-- Begin --

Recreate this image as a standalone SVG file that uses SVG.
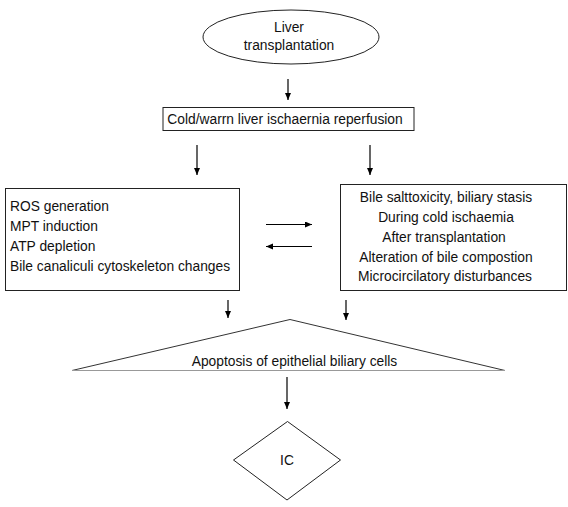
<svg xmlns="http://www.w3.org/2000/svg" width="568" height="507" viewBox="0 0 568 507">
<defs>
<marker id="ah" markerUnits="userSpaceOnUse" markerWidth="8" markerHeight="8" refX="7" refY="3" orient="auto">
<path d="M0,0 L7,3 L0,6 Z" fill="#000"/>
</marker>
<style>
text{font-family:"Liberation Sans",Arial,sans-serif;font-size:13.8px;fill:#111}
.m{text-anchor:middle}
.shape{fill:#fff;stroke:#222;stroke-width:1}
.c line{stroke:#000;stroke-width:1.2;marker-end:url(#ah)}
</style>
</defs>
<rect width="568" height="507" fill="#fff"/>
<g id="liver-transplantation">
<ellipse class="shape" cx="291" cy="37" rx="88" ry="27"/>
<text class="m" x="289" y="32">Liver</text>
<text class="m" x="289" y="50">transplantation</text>
</g>
<g id="ischaemia-reperfusion">
<rect class="shape" x="163" y="107.5" width="251" height="23"/>
<text class="m" x="285" y="123.5">Cold/warrn liver ischaernia reperfusion</text>
</g>
<g id="cellular-mechanisms">
<rect class="shape" x="5.5" y="188.5" width="234" height="102"/>
<text x="10" y="211">ROS generation</text>
<text x="10" y="231">MPT induction</text>
<text x="10" y="251">ATP depletion</text>
<text x="10" y="271">Bile canaliculi cytoskeleton changes</text>
</g>
<g id="bile-factors">
<rect class="shape" x="340.5" y="184.5" width="226" height="106"/>
<text class="m" x="446" y="202">Bile salttoxicity, biliary stasis</text>
<text class="m" x="446" y="222">During cold ischaemia</text>
<text class="m" x="444" y="241.5">After transplantation</text>
<text class="m" x="446" y="261.5">Alteration of bile compostion</text>
<text class="m" x="445" y="281">Microcircilatory disturbances</text>
</g>
<g id="apoptosis">
<polyline points="72,370.5 290,319.5 505,370.5" fill="none" stroke="#333" stroke-width="1"/>
<line x1="72" y1="370.5" x2="505" y2="370.5" stroke="#999" stroke-width="1.2"/>
<text class="m" x="294.5" y="366">Apoptosis of epithelial biliary cells</text>
</g>
<g id="ic">
<polygon class="shape" points="287.5,421.5 340.5,460 287,500 233.5,460"/>
<text class="m" x="287" y="464.5">IC</text>
</g>
<g id="connectors" class="c">
<line x1="288" y1="79" x2="288" y2="100"/>
<line x1="197" y1="145" x2="197" y2="175"/>
<line x1="370" y1="145" x2="370" y2="175"/>
<line x1="266" y1="224.5" x2="312" y2="224.5"/>
<line x1="312" y1="246.5" x2="266" y2="246.5"/>
<line x1="228" y1="300" x2="228" y2="318"/>
<line x1="346" y1="300" x2="346" y2="320"/>
<line x1="287" y1="377" x2="287" y2="409"/>
</g>
</svg>
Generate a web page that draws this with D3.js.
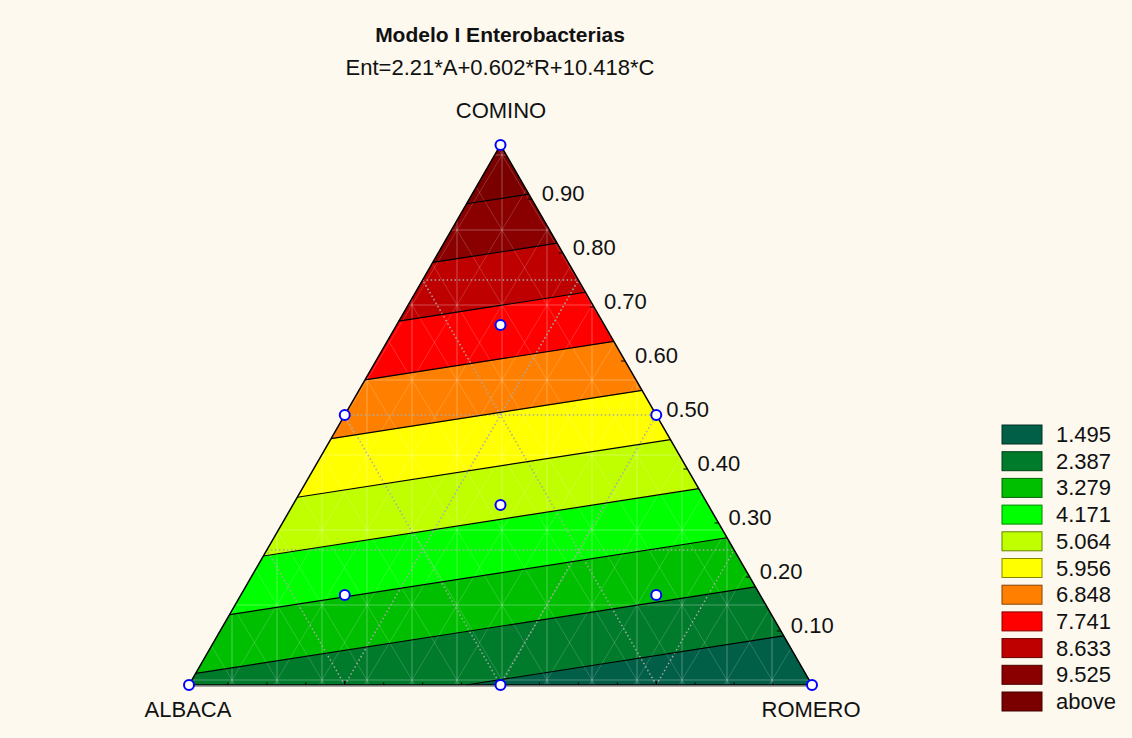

-- End --

» **Directions for this task**
Copy out every line in the listing where the word "that" appears.

» **Solved problem**
Recreate this image as a standalone SVG file that uses SVG.
Generate a web page that draws this with D3.js.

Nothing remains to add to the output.